“You have to look at the mission; the mission is to make housing more affordable,” said Paul Warriner, the executive director of Saginaw’s Habitat for Humanity affiliate. “And when you think about this, that isn’t too much of a stretch.”
Still, it is an untested realm for volunteers, many of whom have spent years hammering nails and painting boards in new houses, never thinking of trying to take one apart. Last week, a chilly group from Habitat for Humanity, including several people fulfilling community service requirements and one who was staying in a homeless shelter, ripped wallboards and windows from a house as a fire still burned in its fireplace.
“It’s more challenging than building, where you go in linear steps,” said Chuck Aubin, a longtime volunteer who helped lead efforts to demolish a credit union — one of the affiliate’s first tests in taking apart a building here. “With deconstruction, you don’t know what you’re getting into until you tear that panel off the wall.”
Saginaw, with some 56,000 people, was, by some estimates, nearly twice as populous when the automobile business boomed. These days, the biggest employer is the health care industry, city officials said.
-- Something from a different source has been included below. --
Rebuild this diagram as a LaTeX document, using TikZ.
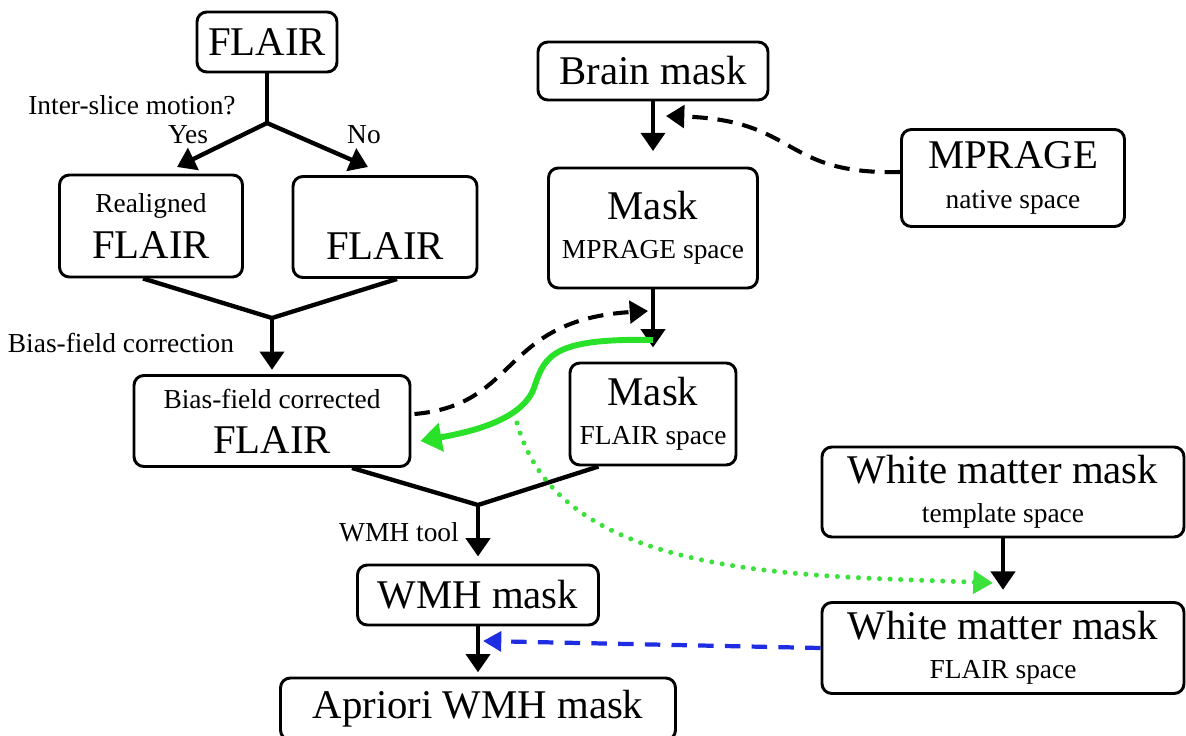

Saginaw, a 100-mile drive from Detroit, is a city of contrasts: neighborhoods of enormous, well-kept homes (this was, after all, a lumber town before it was a car town) but also blocks of vacant lots and shuttered houses.
“The problem is endemic throughout the Midwestern, older industrial towns,” said Darnell Earley, Saginaw’s city manager. “It’s going to be very difficult to catch up with it.”
On the city’s east side on a recent afternoon, a mail carrier stepped onto the porch of what appeared to be the only occupied house in sight and then drove off, past a whirring bulldozer demolishing the remains of a burned house and past every other house on the block, boarded and abandoned.